Tipsheet

One Juror Kept Manafort From Being Convicted on all 18 Counts

Paul Manafort was spared conviction on all 18 counts of bank and tax fraud Tuesday thanks to one holdout juror.

“It was one person who kept the verdict from being guilty on all 18 counts,” juror Paula Duncan, 52, told Fox News. 

Duncan, a supporter of President Trump, said she was hoping Manafort would be innocent but was convinced otherwise by “four full boxes of exhibits provided by Mueller’s team,” Fox News reports. 

“Finding Mr. Manafort guilty was hard for me. I wanted him to be innocent, I really wanted him to be innocent, but he wasn’t,” Duncan said. “That’s the part of a juror, you have to have due diligence and deliberate and look at the evidence and come up with an informed and intelligent decision, which I did.”

 

Duncan explained emotions were high in the jury deliberation room. 

“It was a very emotionally charged jury room – there were some tears,” she said, noting that she didn’t believe she was in the company of many other “fellow Republicans.”

Duncan also questioned the motives of prosecutors, repeating Trump’s characterization that it was a “witch hunt.” 

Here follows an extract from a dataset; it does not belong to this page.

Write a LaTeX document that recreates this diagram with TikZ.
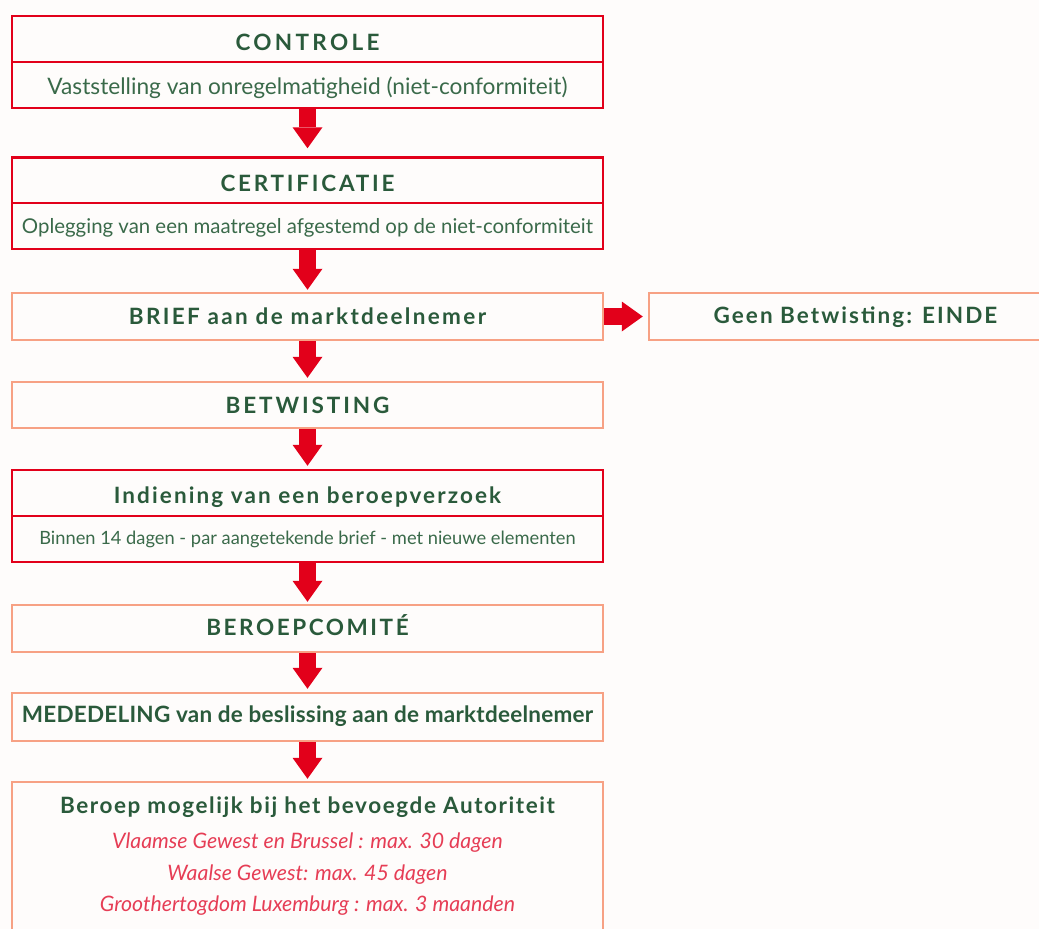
\documentclass[tikz,border=0pt]{standalone}
\usepackage{fontspec}
\setmainfont{Lato}
\usetikzlibrary{arrows.meta}
\definecolor{bgc}{HTML}{FEFCFB}
\definecolor{redb}{HTML}{E2001A}
\definecolor{salm}{HTML}{F7A184}
\definecolor{tgreen}{HTML}{2A5A3B}
\definecolor{tgreenl}{HTML}{3A6A4A}
\definecolor{tpink}{HTML}{E63D55}
\tikzset{
  basebox/.style={rectangle, minimum width=591pt, inner sep=0pt, line width=2.5pt, fill=bgc},
  redbox/.style={basebox, draw=redb},
  salbox/.style={basebox, draw=salm},
  txt/.style={anchor=base, inner sep=0pt},
  ttl/.style={txt, text=tgreen, font={\bfseries\fontsize{22.5}{27}\selectfont\addfontfeatures{LetterSpace=#1}}},
  sub/.style={txt, text=tgreenl, font=\fontsize{#1}{26}\selectfont},
  itl/.style={txt, font=\itshape\fontsize{21.3}{25}\selectfont, text=tpink},
  blockarrow/.style={draw=redb, line width=17pt, -{Triangle[width=30pt,length=21pt,line width=0pt]}, shorten >=3pt}
}
\begin{document}
\begin{tikzpicture}[x=1pt,y=-1pt]
\clip (0,0) rectangle (1039,929);
\fill[bgc] (0,0) rectangle (1039,929);
% boxes
\node[redbox, minimum height=46pt] (c1t) at (307.5,39) {};
\node[redbox, minimum height=46pt] (c1b) at (307.5,85) {};
\node[redbox, minimum height=46pt] (c2t) at (307.5,180.5) {};
\node[redbox, minimum height=46pt] (c2b) at (307.5,226) {};
\node[salbox, minimum height=47pt] (brief) at (307.5,316.5) {};
\node[salbox, minimum width=413pt, minimum height=47pt] (geen) at (855.5,316.5) {};
\node[salbox, minimum height=46pt] (betw) at (307.5,405) {};
\node[redbox, minimum height=46pt] (indt) at (307.5,493) {};
\node[redbox, minimum height=46pt] (indb) at (307.5,539) {};
\node[salbox, minimum height=47pt] (comite) at (307.5,628.5) {};
\node[salbox, minimum height=48pt] (med) at (307.5,717) {};
\node[salbox, minimum height=190pt] (beroep) at (307.5,877) {};
% texts
\node[ttl=14.8] (t1) at (307.5,50) {CONTROLE};
\node[sub=22.7] (t2) at (307.5,94.3) {Vaststelling van onregelmatigheid (niet-conformiteit)};
\node[ttl=12.3] (t3) at (307.5,191.7) {CERTIFICATIE};
\node[sub=20.4] (t4) at (307.5,233.5) {Oplegging van een maatregel afgestemd op de niet-conformiteit};
\node[ttl=10.3] (t5) at (307.5,324.3) {BRIEF aan de marktdeelnemer};
\node[ttl=9.1] (t6) at (855.5,323.5) {Geen Betwisting: EINDE};
\node[ttl=12.8] (t7) at (307.5,413.3) {BETWISTING};
\node[ttl=9.3] (t8) at (307.5,503.3) {Indiening van een beroepverzoek};
\node[sub=18.3] (t9) at (307.5,544) {Binnen 14 dagen - par aangetekende brief - met nieuwe elementen};
\node[ttl=11.4] (t10) at (307.5,635) {BEROEPCOMITÉ};
\node[ttl=1] (t11) at (307.5,722) {MEDEDELING van de beslissing aan de marktdeelnemer};
\node[ttl=7] (t12) at (307.5,813) {Beroep mogelijk bij het bevoegde Autoriteit};
\node[itl] (l1) at (307.5,848) {Vlaamse Gewest en Brussel : max. 30 dagen};
\node[itl] (l2) at (307.5,880) {Waalse Gewest: max. 45 dagen};
\node[itl] (l3) at (307.5,911.7) {Groothertogdom Luxemburg : max. 3 maanden};
% arrows
\draw[blockarrow, shorten >=8pt] (c1b.south) -- (c2t.north);
\draw[blockarrow, shorten >=2pt] (c2b.south) -- (brief.north);
\draw[blockarrow, shorten >=5pt] (brief.east) -- (geen.west);
\draw[blockarrow] (brief.south) -- (betw.north);
\draw[blockarrow] (betw.south) -- (indt.north);
\draw[blockarrow, shorten >=2pt] (indb.south) -- (comite.north);
\draw[blockarrow] (comite.south) -- (med.north);
\draw[blockarrow, shorten >=2pt] (med.south) -- (beroep.north);
\end{tikzpicture}
\end{document}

“Certainly Mr. Manafort got caught breaking the law, but he wouldn’t have gotten caught if they weren’t after President Trump,” she said of the case, describing it later in the interview as a “witch hunt to try to find Russian collusion.”

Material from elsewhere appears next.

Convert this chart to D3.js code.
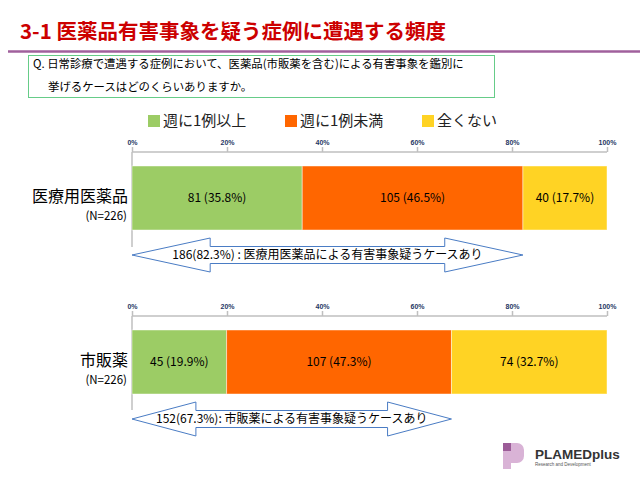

“Something that went through my mind is, this should have been a tax audit,” she noted. 

Judge Ellis told jurors, including Duncan, that their names would remain sealed after the trial’s conclusion, because of dangerous threats he received during the proceedings.

But the verdict gave Duncan a license to share her story without fear.

“Had the verdict gone any other way, I might have been,” Duncan said. (Fox News)

Manafort was convicted on eight counts of financial crimes on Tuesday.